‘Mijn Iraanse groenteboer houdt meer van alcohol dan van Allah’

In m’n Twitter-feed wordt breaking news van de BBC geretweet. Explosie bij een popconcert. Weer een aanslag. Een boel do...

In m’n Twitter-feed wordt breaking news van de BBC geretweet. Explosie bij een popconcert. Weer een aanslag. Een boel doden, waaronder kinderen. Ik vloek eens in mezelf. ‘Vieze, vuile tyfuslijers.’ Klap m’n laptop dicht en ga slapen. Gewoon, zoals ik ook zou slapen als er niet vijfhonderd kilometer verderop 22 mensen aan stukken waren gereten.

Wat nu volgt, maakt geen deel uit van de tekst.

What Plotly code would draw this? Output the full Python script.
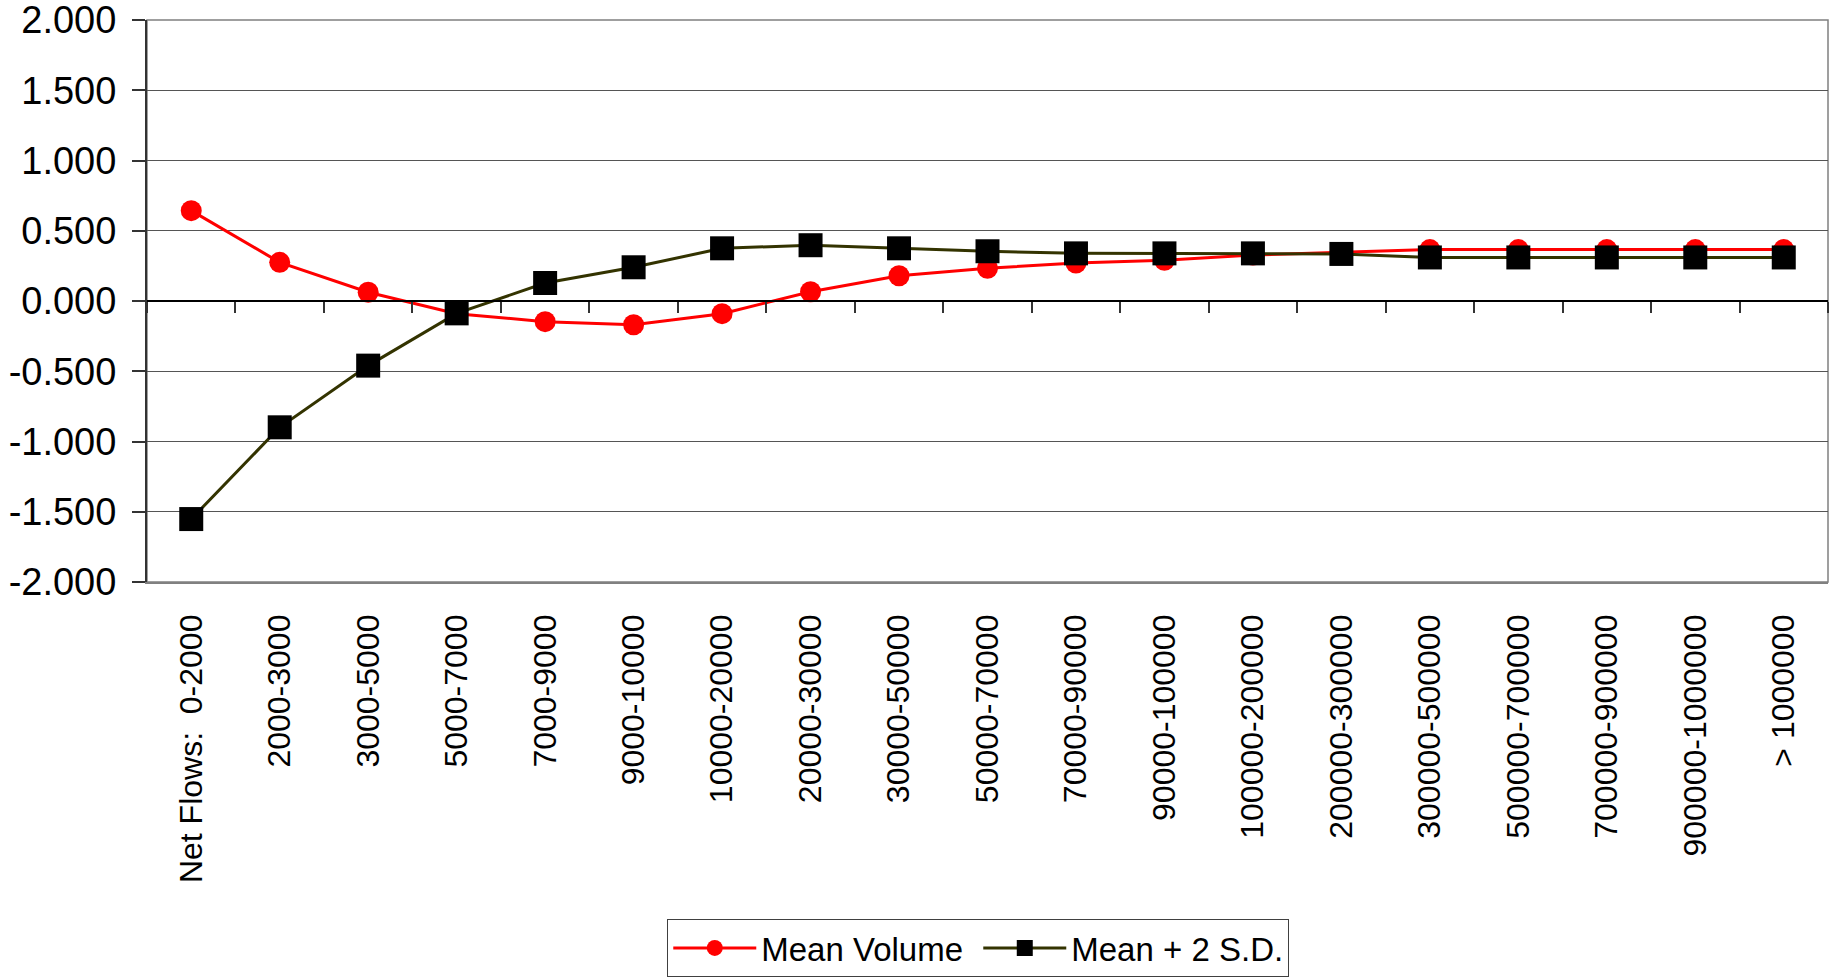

Na de aanslag op de redactie van Charlie Hebdo was ik echt effe een paar dagen van slag. En ik was helemaal niet #Jesuischarlie, of zo. De cartoons die ik van ze kende, vond ik lomp en niet heel funny. Maar hé, je zou ze de kost moeten geven die mij lomp en niet heel funny vinden. Lijkt me geen reden iemand af te knallen.

Toen nog eens in Parijs op terrassen en in de Bataclan. Ik ben weleens in Parijs. Ik ga nogal eens naar rockshows. Ik ken twee liedjes van de Eagles of Death Metal en die vind ik best leuk. Als ik in Parijs was geweest, was ik misschien wel naar het optreden gegaan. ‘Zo komt het toch wel heel dichtbij,’ zeggen niet al te bijdehante mensen dan op Twitter.

Daarna die bom in de vertrekhal van Brussels Airport en die vrachtwagen op de boulevard in Nice. En was er ook niet nog iets met een Duitse kerstmarkt? Ook een vrachtwagen? Ik had vijf jaar een vriendin in Düsseldorf. Zodoende heb ik vaker dan me lief is bij zo’n stalletje met een glas glühwein in m’n kouwe klauwen staan blauwbekken. ‘Zo komt het toch wel heel dichtbij.’ Maar ik kan me niet herinneren dat ik me om die aanslag erg druk heb gemaakt. Ik ben aan het afstompen, denk ik. Aanslagen lijken er zo ondertussen gewoon bij te horen. Zoals voor die jongen die al jaren in Jeruzalem woont. Een vriend van een kennis. Ik sprak hem in een bar toen hij voor een paar weekjes terug in Nederland was. Vroeg of hij niet bang voor aanslagen was. ‘Och,’ zei hij en hij haalde z’n schouders op, ‘zolang je drukke plekken zoals de markt een beetje mijdt, is de kans dat zoiets je overkomt heel klein.’ Hij maakte zich drukker over het feit dat ie, hoewel ie Joods is, door z’n Arabische voorkomen (donker met een zwarte hipsterbaard) er op het vliegveld altijd tussenuit wordt geplukt voor extra controle.

Ik heb een Iraanse groenteboer. Aardige vent die halverwege de jaren 90 z’n geboorteland ontvluchtte. Daar hoeft ie ook niet meer terug te komen, want dan is ie de Sjaak. Hij houdt meer van alcohol dan van Allah.

‘Het is goed dat er nu ook aanslagen in Europa zijn,’ zegt hij onder het afwegen van mijn asperges. ‘Niet voor de slachtoffers, natuurlijk. Voor de slachtoffers is het niet goed. Maar daar (hij wijst in wat oostelijke richting moet voorstellen) zijn altijd aanslagen. Nu hier ook aanslagen zijn, voelt het Westen zelf eens de gevolgen van wat ze in het Midden-Oosten aanrichten. Je moet niet met een stok in een drol poeren. Want zelfs als het een hele lange stok is, komt de strontlucht een keer je kant op waaien.’

Maar strontlucht went. Ik ben opgegroeid in de Hoeksche Waard, dus ik kan het weten. Als de boeren beginnen te gieren, is de stank eerst niet te harden. Maar na een paar uur ruik je het eigenlijk al niet meer. Het went. Zolang je maar niet een van de ongelukkigen bent die de schijt vol in z’n gezicht krijgt.